_EXERCISE TASK_
Reproduce nothing but the lines from the start of the material through the line that includes "Chart.register(...registerables);", both ends included, and omit every picture.
※
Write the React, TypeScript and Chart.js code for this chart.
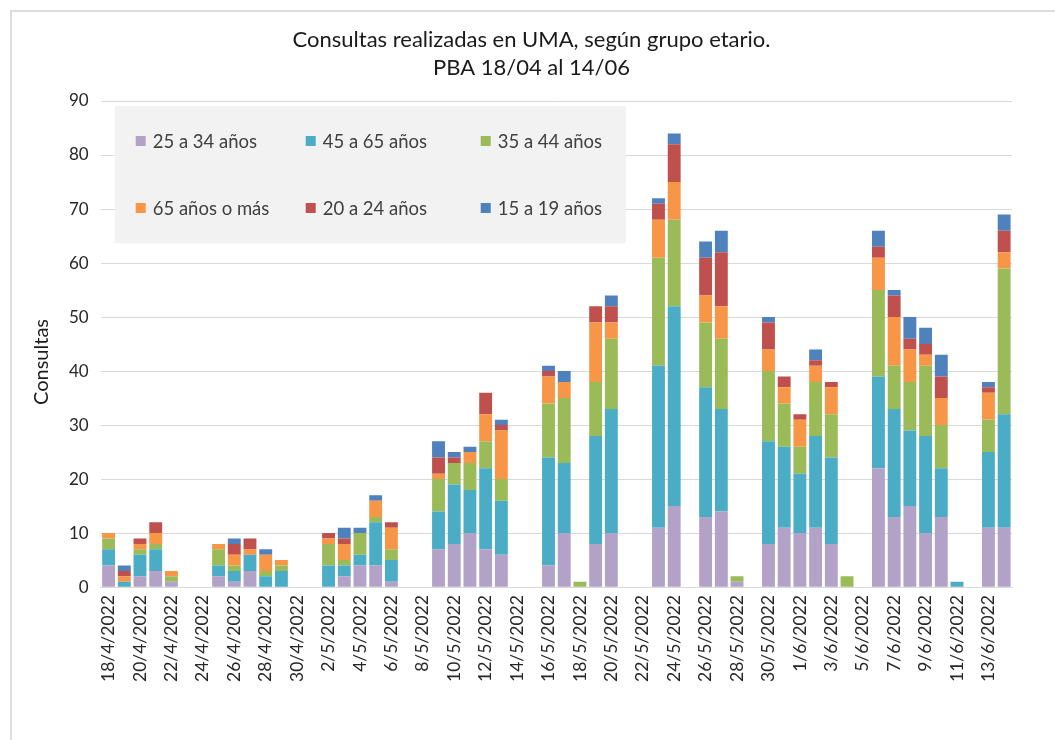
import React, { useEffect, useRef } from "react";
import { Chart, registerables } from "chart.js";

Chart.register(...registerables);

const titleLines = ["Consultas realizadas en UMA, según grupo etario.", "PBA 18/04 al 14/06"];
const yAxisTitle = "Consultas";

const dates = [
  "18/4/2022", "19/4/2022", "20/4/2022", "21/4/2022", "22/4/2022", "23/4/2022", "24/4/2022", "25/4/2022",
  "26/4/2022", "27/4/2022", "28/4/2022", "29/4/2022", "30/4/2022", "1/5/2022", "2/5/2022", "3/5/2022",
  "4/5/2022", "5/5/2022", "6/5/2022", "7/5/2022", "8/5/2022", "9/5/2022", "10/5/2022", "11/5/2022",
  "12/5/2022", "13/5/2022", "14/5/2022", "15/5/2022", "16/5/2022", "17/5/2022", "18/5/2022", "19/5/2022",
  "20/5/2022", "21/5/2022", "22/5/2022", "23/5/2022", "24/5/2022", "25/5/2022", "26/5/2022", "27/5/2022",
  "28/5/2022", "29/5/2022", "30/5/2022", "31/5/2022", "1/6/2022", "2/6/2022", "3/6/2022", "4/6/2022",
  "5/6/2022", "6/6/2022", "7/6/2022", "8/6/2022", "9/6/2022", "10/6/2022", "11/6/2022", "12/6/2022",
  "13/6/2022", "14/6/2022",
];

// 25 a 34 años
const age25to34 = [
  4, 0, 2, 3, 1, 0, 0, 2, 1, 3, 0, 0, 0, 0, 0, 2, 4, 4, 1, 0, 0, 7, 8, 10, 7, 6, 0, 0, 4, 10, 0, 8,
  10, 0, 0, 11, 15, 0, 13, 14, 1, 0, 8, 11, 10, 11, 8, 0, 0, 22, 13, 15, 10, 13, 0, 0, 11, 11,
];
// 45 a 65 años
const age45to65 = [
  3, 1, 4, 4, 0, 0, 0, 2, 2, 3, 2, 3, 0, 0, 4, 2, 2, 8, 4, 0, 0, 7, 11, 8, 15, 10, 0, 0, 20, 13, 0, 20,
  23, 0, 0, 30, 37, 0, 24, 19, 0, 0, 19, 15, 11, 17, 16, 0, 0, 17, 20, 14, 18, 9, 1, 0, 14, 21,
];
// 35 a 44 años
const age35to44 = [
  2, 0, 1, 1, 1, 0, 0, 3, 1, 0, 1, 1, 0, 0, 4, 1, 4, 1, 2, 0, 0, 6, 4, 5, 5, 4, 0, 0, 10, 12, 1, 10,
  13, 0, 0, 20, 16, 0, 12, 13, 1, 0, 13, 8, 5, 10, 8, 2, 0, 16, 8, 9, 13, 8, 0, 0, 6, 27,
];
// 65 años o más
const age65plus = [
  1, 1, 1, 2, 1, 0, 0, 1, 2, 1, 3, 1, 0, 0, 1, 3, 0, 3, 4, 0, 0, 1, 0, 2, 5, 9, 0, 0, 5, 3, 0, 11,
  3, 0, 0, 7, 7, 0, 5, 6, 0, 0, 4, 3, 5, 3, 5, 0, 0, 6, 9, 6, 2, 5, 0, 0, 5, 3,
];
// 20 a 24 años
const age20to24 = [
  0, 1, 1, 2, 0, 0, 0, 0, 2, 2, 0, 0, 0, 0, 1, 1, 0, 0, 1, 0, 0, 3, 1, 0, 4, 1, 0, 0, 1, 0, 0, 3,
  3, 0, 0, 3, 7, 0, 7, 10, 0, 0, 5, 2, 1, 1, 1, 0, 0, 2, 4, 2, 2, 4, 0, 0, 1, 4,
];
// 15 a 19 años
const age15to19 = [
  0, 1, 0, 0, 0, 0, 0, 0, 1, 0, 1, 0, 0, 0, 0, 2, 1, 1, 0, 0, 0, 3, 1, 1, 0, 1, 0, 0, 1, 2, 0, 0,
  2, 0, 0, 1, 2, 0, 3, 4, 0, 0, 1, 0, 0, 2, 0, 0, 0, 3, 1, 4, 3, 4, 0, 0, 1, 3,
];

const seriesLabels = ["25 a 34 años", "45 a 65 años", "35 a 44 años", "65 años o más", "20 a 24 años", "15 a 19 años"];
const seriesData = [age25to34, age45to65, age35to44, age65plus, age20to24, age15to19];
const seriesColors = ["#B3A2C7", "#4BACC6", "#9BBB59", "#F79646", "#C0504D", "#4F81BD"];

const FONT = "Lato, 'Open Sans', sans-serif";

const legendBoxPlugin = {
  id: "legendBox",
  afterDatasetsDraw(chart: any) {
    const { ctx, chartArea } = chart;
    const x0 = chartArea.left + 14;
    const y0 = chartArea.top + 5;
    const w = 511;
    const h = 137;
    const cols = [21, 191, 366];
    const rows = [35, 102];
    ctx.save();
    ctx.fillStyle = "#F2F2F2";
    ctx.fillRect(x0, y0, w, h);
    ctx.font = `18.5px ${FONT}`;
    ctx.textBaseline = "middle";
    ctx.textAlign = "left";
    chart.data.datasets.forEach((ds: any, i: number) => {
      const cx = x0 + cols[i % 3];
      const cy = y0 + rows[Math.floor(i / 3)];
      ctx.fillStyle = ds.backgroundColor;
      ctx.fillRect(cx, cy - 5, 10, 10);
      ctx.fillStyle = "#404040";
      ctx.fillText(ds.label, cx + 17, cy + 1);
    });
    ctx.restore();
  },
};

const textPlugin = {
  id: "customTexts",
  afterDraw(chart: any) {
    const { ctx, width } = chart;
    ctx.save();
    ctx.fillStyle = "#1a1a1a";
    ctx.textAlign = "center";
    ctx.textBaseline = "middle";
    ctx.font = `22px ${FONT}`;
    ctx.fillText(titleLines[0], width / 2 - 2, 28);
    ctx.fillText(titleLines[1], width / 2 - 2, 56);
    ctx.translate(30, 350);
    ctx.rotate(-Math.PI / 2);
    ctx.font = `20px ${FONT}`;
    ctx.fillText(yAxisTitle, 0, 0);
    ctx.restore();
  },
};

export default function App() {
  const canvasRef = useRef<HTMLCanvasElement | null>(null);

  useEffect(() => {
    if (!canvasRef.current) return;
    const chart = new Chart(canvasRef.current, {
      type: "bar",
      data: {
        labels: dates,
        datasets: seriesLabels.map((label, i) => ({
          label,
          data: seriesData[i],
          backgroundColor: seriesColors[i],
          borderWidth: 0,
          categoryPercentage: 1,
          barPercentage: 0.82,
        })),
      },
      options: {
        animation: false,
        responsive: false,
        maintainAspectRatio: false,
        layout: { padding: { left: 18, right: 43, top: 89, bottom: 50 } },
        plugins: {
          legend: { display: false },
          tooltip: { enabled: false },
          title: { display: false },
        },
        scales: {
          x: {
            stacked: true,
            grid: { display: false, drawTicks: false },
            border: { display: true, color: "#D9D9D9", width: 1 },
            ticks: {
              autoSkip: false,
              minRotation: 90,
              maxRotation: 90,
              padding: 8,
              color: "#262626",
              font: { family: FONT, size: 17.5 },
              callback: (_v: any, idx: number) => (idx % 2 === 0 ? dates[idx] : ""),
            },
          },
          y: {
            stacked: true,
            min: 0,
            max: 90,
            grid: { color: "#D9D9D9", lineWidth: 1, drawTicks: false },
            border: { display: false },
            ticks: {
              stepSize: 10,
              padding: 12,
              color: "#262626",
              font: { family: FONT, size: 17 },
            },
            title: {
              display: true,
              text: yAxisTitle,
              color: "rgba(0,0,0,0)",
              font: { family: FONT, size: 20 },
              padding: { top: 0, bottom: 3 },
            },
          },
        },
      },
      plugins: [legendBoxPlugin, textPlugin],
    });
    return () => chart.destroy();
  }, []);

  return (
    <div
      style={{
        position: "fixed",
        left: 10,
        top: 10,
        width: 1045,
        height: 730,
        borderLeft: "2px solid #DDDDDD",
        borderTop: "2px solid #DDDDDD",
        background: "#fff",
        boxSizing: "border-box",
      }}
    >
      <canvas ref={canvasRef} width={1043} height={728} style={{ display: "block" }} />
    </div>
  );
}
※
_FULL OUTPUT_
Write the React, TypeScript and Chart.js code for this chart.
import React, { useEffect, useRef } from "react";
import { Chart, registerables } from "chart.js";

Chart.register(...registerables);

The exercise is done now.